Image: Don Hill with (from L-R) Blake Elliott, Jessie Bender and Sam Allen, current graduate students in drama, studying stage management.
 

We teach students to play the long game because many of these students will discover that their best roles are 10 to 15 years ahead of them.

Hill brings his decades of experience to CTSA students. One popular class he created, The Business of Show Business, highlights the lessons Hill learned from professional theaters and seven years with Actor's Equity Association where he negotiated the union contracts for Broadway and Disney. Hill brings agents and casting directors to class, holds mock interviews, and prepares students with the mental fortitude to not to take rejection personally.

“We teach students to play the long game because many of these students will discover that their best roles are 10 to 15 years ahead of them,” Hill says. “But we train them to be so on point with branding themselves and what they uniquely do best, that casting directors remember them in the future.”

Hill regularly received notes from alumni who took his class years ago, telling him they still use the techniques they learned from him in that class.

“I’m like a proud papa,” he says. “What I love about working with students is that it’s so rewarding.”

Psychology of Theater

Another class Hill developed is Psychology for Stage Managers, aimed at preparing future production professionals “to cope when something hits the fan, or someone behaves in a problematic way.” Over the years, Hill earned a reputation for masterfully handling divas like Elizabeth Taylor – whom he once had to persuade to stay for an entire two-hour awards show instead of just making a cameo to be feted.

As a stage manager, Hill says he will go to great lengths to get the best performance out of an actor, from maintaining the perfect temperature of the rehearsal hall to ensuring the male lead wears the right cologne for his on-stage love interest. Bringing out the best from everyone on the production requires balancing personalities, needs and boundaries.

“It’s about learning how to get into someone else’s head and see the perspective from someone else’s eyes. That can be very painful, but if you can see where they’re coming from, it allows for the possibility that you can meet someone halfway,” Hill says.


Image: Hill poses with Dean Tiffany López, longtime Theatre Guild supporter Bobi Kenan, and Sheila Abregov during a Claire Trevor Society reception for Romeo and Juliet at the Irvine Barclay Theatre.

Encore

When Cameron Harvey, then chair of the CTSA Department of Drama, invited Hill to fill a new position as head of the stage direction, Hill took the leap and helped create nine courses for the master’s in stage management program.

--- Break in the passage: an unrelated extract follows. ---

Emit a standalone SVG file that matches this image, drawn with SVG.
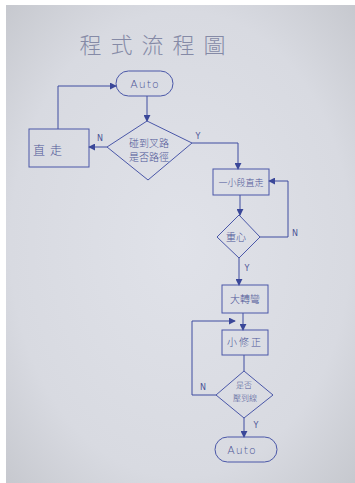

“It was exciting to connect the dots in my career to teach others,” Hill says.

Hill went on to serve as vice chair and chair of the Department of Drama, and for the last five years, has also served as CTSA’s season producer, helping decide which shows will both sell tickets and provide the richest educational and artistic opportunities for current students. A shining example is this spring’s production of The Prom, a Broadway musical that was adapted into a star-studded film in 2020.

“When I first saw The Prom on Broadway, I knew it would be great for UCI,” he says. “It’s both timely and relevant and offers wonderful roles for our students.”

The productions Hill is most proud of, though, are the ones that involved risks. For example, UCI staged the world premiere of The Last Lifeboat, which dramatizes the court trials and political machinations that followed the Titanic’s ill-fated voyage. Written by playwright Luke Yankee, Hill’s husband, the play has since been produced more than 55 times and is especially popular at junior colleges.

Of course, retiring from UCI doesn’t mean leaving the theater. Hill was recently the production stage manager at International City Theatre in Long Beach for Yankee’s newest play Marilyn, Mom and Me, about Yankee’s mother’s friendship with Marilyn Monroe. Hill is also eyeing some off-Broadway projects in New York and, in an entirely different turn, contemplating volunteering for the animal rescue where he adopted his dog Henry.

If the past is any indication, Hill’s not done taking risks, which means his next act might be a surprise.


Image: Don Hill serves as the Masters of Ceremonies during the UCI commencement.